Mad Men sprints toward the finish and stumbles a bit on the way

The half-season of Mad Men has ended with a closing segment all too familiar: reorganization of Sterling Cooper, this time sold out to McCann and continuing under Rodger's management independently, the sale making all the partners quite wealthy. I find the corporate dueling the less interesting part of the series, and actually not very credibly presented - these matters take months or years to work out, but in the show they seem to take a ten-minute meeting and show of hands. To me, the season seems to have focused on Don and has left far too much unanswered: His marriage to Megan seems to be over, as she prefers to be in LA with a set much more attuned to her age and to her artistic interests. In others words, to her he's a hunk but a square, and a father figure at that.
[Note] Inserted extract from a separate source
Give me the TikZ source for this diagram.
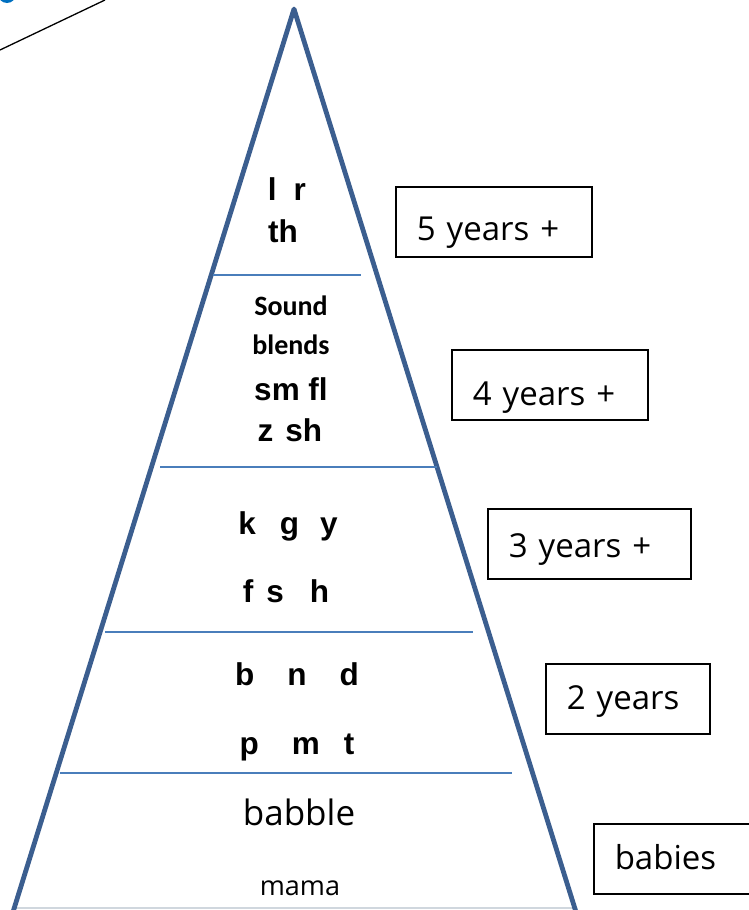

I think where the final season has to push is Don becoming clear about his background and more focused on his goals and responsibilities, a transformation of Don, similar to the process of therapy in a way: discussing or admitting all the trauma he endured (he touched on that in the Hershey meltdown), coming clean about his switched identity, and then moving on; it appears to me that staying in NYC advertising will kill him. That said, I do like to see the ad pitches and how they develop the concept and sell it to a client - and hope we can see more of that - but the pitches all must be in the service of character development, or, as it happens, of character conclusion as we near the end. Betty and the children played a surprisingly big role in this final episode of the half-season: is that a hint? Megan had almost no role; she may be being pushed aside, on line speculation to the contrary. We all hope Peggy and Joan will find some happiness, right? But why is Ted being brought back to NYC (and into the plot again, after almost vanishing for 7 episodes) - something to do w/ Peggy, or a rivalry w/ Don, or a new element, as he has said he's sick of advertising, yet he's bound to the wheel of fire. Not much of a spoiler, but: Was anyone surprised that Cooper died? But what was with that soft-shoe he performed post mortem? For a moment I thought I was watching an Ally McBeal re-run.